• [Source excerpt]:

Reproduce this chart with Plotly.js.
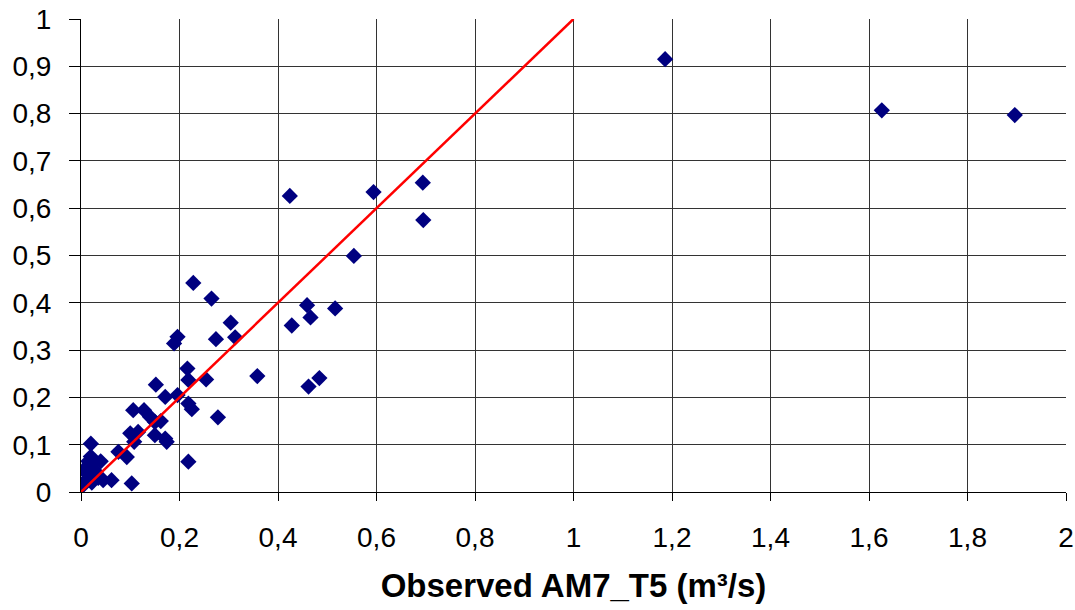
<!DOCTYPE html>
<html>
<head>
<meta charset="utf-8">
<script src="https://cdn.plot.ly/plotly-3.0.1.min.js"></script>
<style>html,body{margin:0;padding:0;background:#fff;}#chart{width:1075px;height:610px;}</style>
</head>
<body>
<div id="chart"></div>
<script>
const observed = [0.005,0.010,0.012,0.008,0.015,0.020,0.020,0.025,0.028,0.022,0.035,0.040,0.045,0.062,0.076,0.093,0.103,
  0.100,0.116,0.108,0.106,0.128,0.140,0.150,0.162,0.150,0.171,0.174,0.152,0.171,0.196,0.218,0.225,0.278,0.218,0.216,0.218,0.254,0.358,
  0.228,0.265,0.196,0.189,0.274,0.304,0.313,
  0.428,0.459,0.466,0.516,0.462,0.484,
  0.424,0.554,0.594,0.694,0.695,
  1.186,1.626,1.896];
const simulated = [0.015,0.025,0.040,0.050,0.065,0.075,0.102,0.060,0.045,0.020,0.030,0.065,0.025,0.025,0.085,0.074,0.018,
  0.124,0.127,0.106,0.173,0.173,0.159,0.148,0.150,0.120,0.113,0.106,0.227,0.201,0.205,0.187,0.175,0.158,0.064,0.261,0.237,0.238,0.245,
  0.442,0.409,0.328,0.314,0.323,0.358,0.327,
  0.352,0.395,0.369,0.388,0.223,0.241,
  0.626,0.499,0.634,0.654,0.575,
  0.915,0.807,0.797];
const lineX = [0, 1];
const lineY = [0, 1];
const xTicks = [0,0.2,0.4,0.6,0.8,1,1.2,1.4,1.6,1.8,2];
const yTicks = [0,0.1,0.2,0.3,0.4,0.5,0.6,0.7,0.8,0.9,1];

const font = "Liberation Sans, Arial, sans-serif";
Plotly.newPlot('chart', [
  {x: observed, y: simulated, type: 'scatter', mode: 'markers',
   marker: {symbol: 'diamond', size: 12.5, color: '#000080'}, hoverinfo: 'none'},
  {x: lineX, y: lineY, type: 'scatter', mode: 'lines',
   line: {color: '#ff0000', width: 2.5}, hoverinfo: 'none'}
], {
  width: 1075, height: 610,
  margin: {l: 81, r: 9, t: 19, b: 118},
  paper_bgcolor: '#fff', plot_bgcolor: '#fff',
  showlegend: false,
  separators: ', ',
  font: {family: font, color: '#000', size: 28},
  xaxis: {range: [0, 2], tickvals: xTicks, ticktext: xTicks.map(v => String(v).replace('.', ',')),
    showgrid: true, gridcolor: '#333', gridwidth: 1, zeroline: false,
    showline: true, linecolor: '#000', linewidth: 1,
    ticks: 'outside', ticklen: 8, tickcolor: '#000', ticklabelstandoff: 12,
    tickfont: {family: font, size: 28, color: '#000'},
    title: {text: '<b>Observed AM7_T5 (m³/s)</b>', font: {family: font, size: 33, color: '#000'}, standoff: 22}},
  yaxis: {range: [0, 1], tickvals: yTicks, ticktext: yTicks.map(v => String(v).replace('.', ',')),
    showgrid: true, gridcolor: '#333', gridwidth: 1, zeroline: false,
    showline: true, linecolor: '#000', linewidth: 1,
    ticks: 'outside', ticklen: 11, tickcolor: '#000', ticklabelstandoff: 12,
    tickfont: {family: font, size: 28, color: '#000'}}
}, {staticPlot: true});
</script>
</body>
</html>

• [Exercise instructions]:
Repeat verbatim all the material, but not the pictures.

• [Written answer]:
Reproduce this chart with Plotly.js.
<!DOCTYPE html>
<html>
<head>
<meta charset="utf-8">
<script src="https://cdn.plot.ly/plotly-3.0.1.min.js"></script>
<style>html,body{margin:0;padding:0;background:#fff;}#chart{width:1075px;height:610px;}</style>
</head>
<body>
<div id="chart"></div>
<script>
const observed = [0.005,0.010,0.012,0.008,0.015,0.020,0.020,0.025,0.028,0.022,0.035,0.040,0.045,0.062,0.076,0.093,0.103,
  0.100,0.116,0.108,0.106,0.128,0.140,0.150,0.162,0.150,0.171,0.174,0.152,0.171,0.196,0.218,0.225,0.278,0.218,0.216,0.218,0.254,0.358,
  0.228,0.265,0.196,0.189,0.274,0.304,0.313,
  0.428,0.459,0.466,0.516,0.462,0.484,
  0.424,0.554,0.594,0.694,0.695,
  1.186,1.626,1.896];
const simulated = [0.015,0.025,0.040,0.050,0.065,0.075,0.102,0.060,0.045,0.020,0.030,0.065,0.025,0.025,0.085,0.074,0.018,
  0.124,0.127,0.106,0.173,0.173,0.159,0.148,0.150,0.120,0.113,0.106,0.227,0.201,0.205,0.187,0.175,0.158,0.064,0.261,0.237,0.238,0.245,
  0.442,0.409,0.328,0.314,0.323,0.358,0.327,
  0.352,0.395,0.369,0.388,0.223,0.241,
  0.626,0.499,0.634,0.654,0.575,
  0.915,0.807,0.797];
const lineX = [0, 1];
const lineY = [0, 1];
const xTicks = [0,0.2,0.4,0.6,0.8,1,1.2,1.4,1.6,1.8,2];
const yTicks = [0,0.1,0.2,0.3,0.4,0.5,0.6,0.7,0.8,0.9,1];

const font = "Liberation Sans, Arial, sans-serif";
Plotly.newPlot('chart', [
  {x: observed, y: simulated, type: 'scatter', mode: 'markers',
   marker: {symbol: 'diamond', size: 12.5, color: '#000080'}, hoverinfo: 'none'},
  {x: lineX, y: lineY, type: 'scatter', mode: 'lines',
   line: {color: '#ff0000', width: 2.5}, hoverinfo: 'none'}
], {
  width: 1075, height: 610,
  margin: {l: 81, r: 9, t: 19, b: 118},
  paper_bgcolor: '#fff', plot_bgcolor: '#fff',
  showlegend: false,
  separators: ', ',
  font: {family: font, color: '#000', size: 28},
  xaxis: {range: [0, 2], tickvals: xTicks, ticktext: xTicks.map(v => String(v).replace('.', ',')),
    showgrid: true, gridcolor: '#333', gridwidth: 1, zeroline: false,
    showline: true, linecolor: '#000', linewidth: 1,
    ticks: 'outside', ticklen: 8, tickcolor: '#000', ticklabelstandoff: 12,
    tickfont: {family: font, size: 28, color: '#000'},
    title: {text: '<b>Observed AM7_T5 (m³/s)</b>', font: {family: font, size: 33, color: '#000'}, standoff: 22}},
  yaxis: {range: [0, 1], tickvals: yTicks, ticktext: yTicks.map(v => String(v).replace('.', ',')),
    showgrid: true, gridcolor: '#333', gridwidth: 1, zeroline: false,
    showline: true, linecolor: '#000', linewidth: 1,
    ticks: 'outside', ticklen: 11, tickcolor: '#000', ticklabelstandoff: 12,
    tickfont: {family: font, size: 28, color: '#000'}}
}, {staticPlot: true});
</script>
</body>
</html>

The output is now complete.